Flexible Querying and Integration of Linked Data
Wednesday, 25 February 2015

Project Staff 

Andrea Cali

Alex Poulovassilis

Peter Wood

Research Students

Mirko Dimartino

Riccardo Frosini

Petra Selmer

Other Project Partners

George Fletcher, Eindhoven

Project funding

JISC, Royal Society

Project Sheet

 

Research Challenges

The volume of graph-structured data on the web continues to grow, most recently in the form of RDF Linked Data. Such data can be complex, heterogeneous and evolving, and users may lack full knowledge of its structure, its irregularities and the URIs used within it. This can make it difficult for users to formulate queries that precisely express their information retrieval requirements. To date, languages for querying graph-structured data have provided limited capabilities for flexible querying, with no ability to generate or rank approximate answers to queries. There has also been limited work in the semantic integration of heterogeneous Linked Data in a dynamic environment that encompasses multiple data sources with arbitrary mapping topologies between them.

Research Approaches

We have designed and implemented extensions to support query relaxation and query approximation in Conjunctive Regular Path queries and in SPARQL 1.1. One application of these techniques is in the L4All system, which allows users to create and maintain a record of their personal learning and work experiences, structured in the form of a timeline - see Fig. 1. Flexible search is provided over this information, with the aim of supporting collaborative formulation of future learning goals and aspirations - see left.

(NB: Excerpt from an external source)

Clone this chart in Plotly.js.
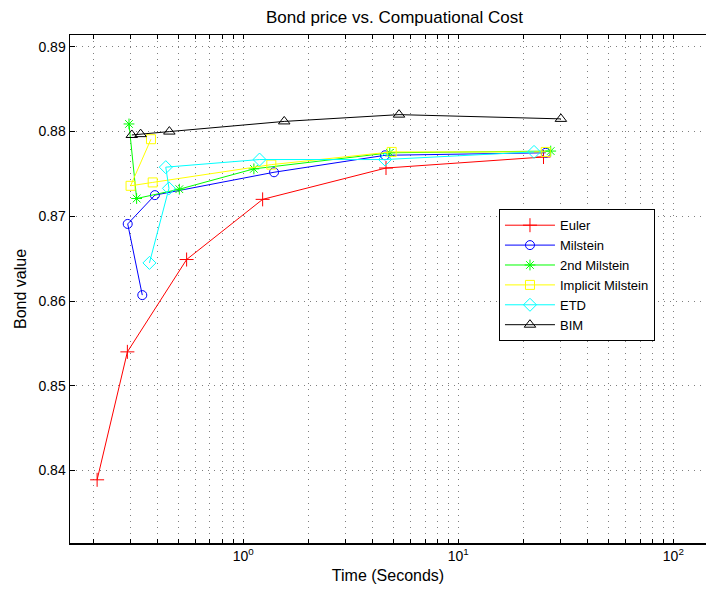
<!DOCTYPE html>
<html>
<head>
<meta charset="utf-8">
<script src="https://cdn.plot.ly/plotly-3.0.1.min.js"></script>
<style>
html,body{margin:0;padding:0;overflow:hidden;background:#fff;}
#chart{width:706px;height:593px;}
</style>
</head>
<body>
<div id="chart"></div>
<script>
// Data
const eulerTime = [0.209, 0.289, 0.545, 1.23, 4.61, 24.9];
const eulerValue = [0.8389, 0.8540, 0.8649, 0.8720, 0.8757, 0.8770];

const milsteinTime = [0.339, 0.290, 0.388, 1.39, 4.56, 25.5];
const milsteinValue = [0.8607, 0.8691, 0.8725, 0.8752, 0.8772, 0.8775];

const milstein2Time = [0.294, 0.319, 0.504, 1.12, 4.8, 26.9];
const milstein2Value = [0.8809, 0.8721, 0.8732, 0.8756, 0.8775, 0.8777];

const implicitTime = [0.372, 0.299, 0.379, 1.35, 4.90, 25.5];
const implicitValue = [0.8791, 0.8736, 0.8740, 0.8761, 0.8776, 0.8776];

const etdTime = [0.366, 0.451, 0.436, 1.19, 4.56, 22.5];
const etdValue = [0.8645, 0.8733, 0.8758, 0.8767, 0.8767, 0.8776];

const bimTime = [0.303, 0.333, 0.453, 1.55, 5.30, 30.0];
const bimValue = [0.8796, 0.8797, 0.8800, 0.8812, 0.8820, 0.8815];

const seriesNames = ["Euler", "Milstein", "2nd Milstein", "Implicit Milstein", "ETD", "BIM"];
const yTicks = [0.84, 0.85, 0.86, 0.87, 0.88, 0.89];
const xTickVals = [0.2,0.3,0.4,0.5,0.6,0.7,0.8,0.9,1,2,3,4,5,6,7,8,9,10,20,30,40,50,60,70,80,90,100];
const xTickText = xTickVals.map(v => v === 1 ? "10<sup>0</sup>" : v === 10 ? "10<sup>1</sup>" : v === 100 ? "10<sup>2</sup>" : "");

function tr(x, y, name, color, symbol, size) {
  return {
    x: x, y: y, name: name, type: "scatter", mode: "lines+markers",
    line: {color: color, width: 1},
    marker: {symbol: symbol, size: size, color: color, line: {color: color, width: 1}}
  };
}

const data = [
  tr(eulerTime, eulerValue, seriesNames[0], "#ff0000", "cross-thin-open", 10),
  tr(milsteinTime, milsteinValue, seriesNames[1], "#0000ff", "circle-open", 9),
  tr(milstein2Time, milstein2Value, seriesNames[2], "#00ff00", "asterisk-open", 9),
  tr(implicitTime, implicitValue, seriesNames[3], "#ffff00", "square-open", 9),
  tr(etdTime, etdValue, seriesNames[4], "#00ffff", "diamond-open", 10),
  tr(bimTime, bimValue, seriesNames[5], "#000000", "triangle-up-open", 10)
];

const layout = {
  width: 706, height: 593,
  margin: {l: 70, r: 0, t: 35, b: 50.3},
  paper_bgcolor: "#ffffff", plot_bgcolor: "#ffffff",
  font: {family: "Liberation Sans, Arial, sans-serif", color: "#000", size: 14},
  title: {text: "Bond price vs. Compuational Cost", x: 0.5588, xanchor: "center", xref: "container", y: 0.971, yanchor: "middle", font: {size: 17}},
  showlegend: true,
  legend: {x: 0.6745, y: 0.657, xanchor: "left", yanchor: "top", bgcolor: "#fff", bordercolor: "#000", borderwidth: 1, font: {size: 13}, tracegroupgap: 0, itemwidth: 50},
  xaxis: {
    type: "log",
    range: [-0.806, 2.152],
    tickvals: xTickVals, ticktext: xTickText,
    ticks: "inside", ticklen: 4, tickcolor: "#000",
    showline: true, linecolor: "#000", linewidth: 1.5, mirror: "ticks",
    showgrid: true, gridcolor: "rgba(0,0,0,0.5)", griddash: "1px,5px", gridwidth: 1,
    zeroline: false,
    tickfont: {size: 14},
    title: {text: "Time (Seconds)", font: {size: 16}, standoff: 6}
  },
  yaxis: {
    range: [0.83144, 0.8914],
    tickvals: yTicks, ticktext: yTicks.map(v => v.toFixed(2)),
    ticks: "inside", ticklen: 5, tickcolor: "#000",
    showline: true, linecolor: "#000", linewidth: 1.5, mirror: false,
    showgrid: true, gridcolor: "rgba(0,0,0,0.5)", griddash: "1px,5px", gridwidth: 1,
    zeroline: false,
    tickfont: {size: 14},
    title: {text: "Bond value", font: {size: 16}, standoff: 8}
  }
};

Plotly.newPlot("chart", data, layout, {displayModeBar: false, staticPlot: true});
</script>
</body>
</html>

A major challenge in dealing with web-scale linked data sets is in query processing performance. In ongoing research we are designing query optimisation techniques based on the construction and use of path indexes and the development of new cost models. The challenges become even greater when considering flexible query processing, and for this we are exploring query minimisation and multi-query optimisation techniques.

Finally, for supporting semantic integration and users' transparent querying of multiple data sources, we have designed a decentralised, extensible RDF-oriented peer data management system, together with a new peer mapping language suitable for the RDF data model, and new query answering and query rewriting techniques for graph-pattern queries.

Selected Publications

Flexible Querying of Lifelong Learner Metadata. A. Poulovassilis, P. Selmer, P.T. Wood. IEEE Trans. on Learning Technologies, 5(2), pp 117-129, 2012.
A Structural Approach to Indexing Triples. F. Picalausa, Y. Luo, G.H.L. Fletcher, J. Hidders, S. Vansummeren. ESWC 2012, pp 406-421.
Flexible Querying for SPARQL. A. Calì, R. Frosini, A. Poulovassilis, P.T. Wood. OTM Conferences 2014, pp 473-490.
Implementing Flexible Operators for Regular Path Queries. P. Selmer, A. Poulovassilis, P.T. Wood. To appear in Proc. GraphQ 2015, March, 2015.
Peer-to-Peer Semantic Integration of Linked Data. M.M. Dimartino, A. Calì, A. Poulovassilis, P.T. Wood. To appear in Proc. LWDM 2015, March 2015.

fig1flex.png

 


Figure 1. Example of graph-structured data: a fragment of Al's timeline, comprising episodes of learning and work, and associated metadata.